- Your task -
Leave out the pictures and repeat the data exactly.

- Data provided -

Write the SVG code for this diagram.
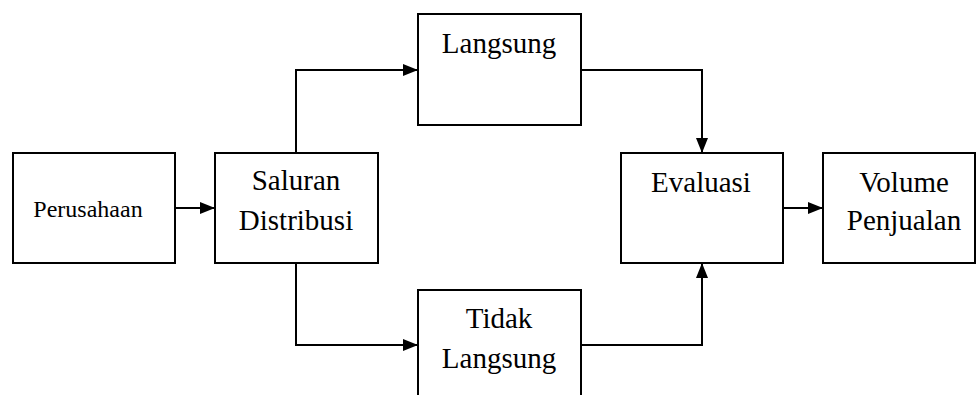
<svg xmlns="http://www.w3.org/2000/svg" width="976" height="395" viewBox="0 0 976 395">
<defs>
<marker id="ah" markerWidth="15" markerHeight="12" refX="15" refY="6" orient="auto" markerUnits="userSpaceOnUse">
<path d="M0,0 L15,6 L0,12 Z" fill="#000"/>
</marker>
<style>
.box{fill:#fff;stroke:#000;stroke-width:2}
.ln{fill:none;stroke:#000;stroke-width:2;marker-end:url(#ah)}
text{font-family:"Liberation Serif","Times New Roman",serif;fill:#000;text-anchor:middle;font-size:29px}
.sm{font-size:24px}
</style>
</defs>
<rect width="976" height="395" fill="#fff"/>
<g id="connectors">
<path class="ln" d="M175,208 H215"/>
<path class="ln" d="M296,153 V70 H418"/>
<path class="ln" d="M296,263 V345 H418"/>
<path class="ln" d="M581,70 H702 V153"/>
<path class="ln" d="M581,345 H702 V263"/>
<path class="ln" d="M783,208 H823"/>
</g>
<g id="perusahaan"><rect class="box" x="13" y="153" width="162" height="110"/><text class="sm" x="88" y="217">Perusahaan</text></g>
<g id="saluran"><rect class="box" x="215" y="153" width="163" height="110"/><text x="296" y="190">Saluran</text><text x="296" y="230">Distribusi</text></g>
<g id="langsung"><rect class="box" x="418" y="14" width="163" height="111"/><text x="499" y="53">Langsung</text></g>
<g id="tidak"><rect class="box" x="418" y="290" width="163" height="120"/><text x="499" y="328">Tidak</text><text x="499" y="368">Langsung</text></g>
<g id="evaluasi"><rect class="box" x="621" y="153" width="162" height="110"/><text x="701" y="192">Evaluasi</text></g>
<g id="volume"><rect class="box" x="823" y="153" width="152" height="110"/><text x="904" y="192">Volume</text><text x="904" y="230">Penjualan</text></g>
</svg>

- Solution -
Write the SVG code for this diagram.
<svg xmlns="http://www.w3.org/2000/svg" width="976" height="395" viewBox="0 0 976 395">
<defs>
<marker id="ah" markerWidth="15" markerHeight="12" refX="15" refY="6" orient="auto" markerUnits="userSpaceOnUse">
<path d="M0,0 L15,6 L0,12 Z" fill="#000"/>
</marker>
<style>
.box{fill:#fff;stroke:#000;stroke-width:2}
.ln{fill:none;stroke:#000;stroke-width:2;marker-end:url(#ah)}
text{font-family:"Liberation Serif","Times New Roman",serif;fill:#000;text-anchor:middle;font-size:29px}
.sm{font-size:24px}
</style>
</defs>
<rect width="976" height="395" fill="#fff"/>
<g id="connectors">
<path class="ln" d="M175,208 H215"/>
<path class="ln" d="M296,153 V70 H418"/>
<path class="ln" d="M296,263 V345 H418"/>
<path class="ln" d="M581,70 H702 V153"/>
<path class="ln" d="M581,345 H702 V263"/>
<path class="ln" d="M783,208 H823"/>
</g>
<g id="perusahaan"><rect class="box" x="13" y="153" width="162" height="110"/><text class="sm" x="88" y="217">Perusahaan</text></g>
<g id="saluran"><rect class="box" x="215" y="153" width="163" height="110"/><text x="296" y="190">Saluran</text><text x="296" y="230">Distribusi</text></g>
<g id="langsung"><rect class="box" x="418" y="14" width="163" height="111"/><text x="499" y="53">Langsung</text></g>
<g id="tidak"><rect class="box" x="418" y="290" width="163" height="120"/><text x="499" y="328">Tidak</text><text x="499" y="368">Langsung</text></g>
<g id="evaluasi"><rect class="box" x="621" y="153" width="162" height="110"/><text x="701" y="192">Evaluasi</text></g>
<g id="volume"><rect class="box" x="823" y="153" width="152" height="110"/><text x="904" y="192">Volume</text><text x="904" y="230">Penjualan</text></g>
</svg>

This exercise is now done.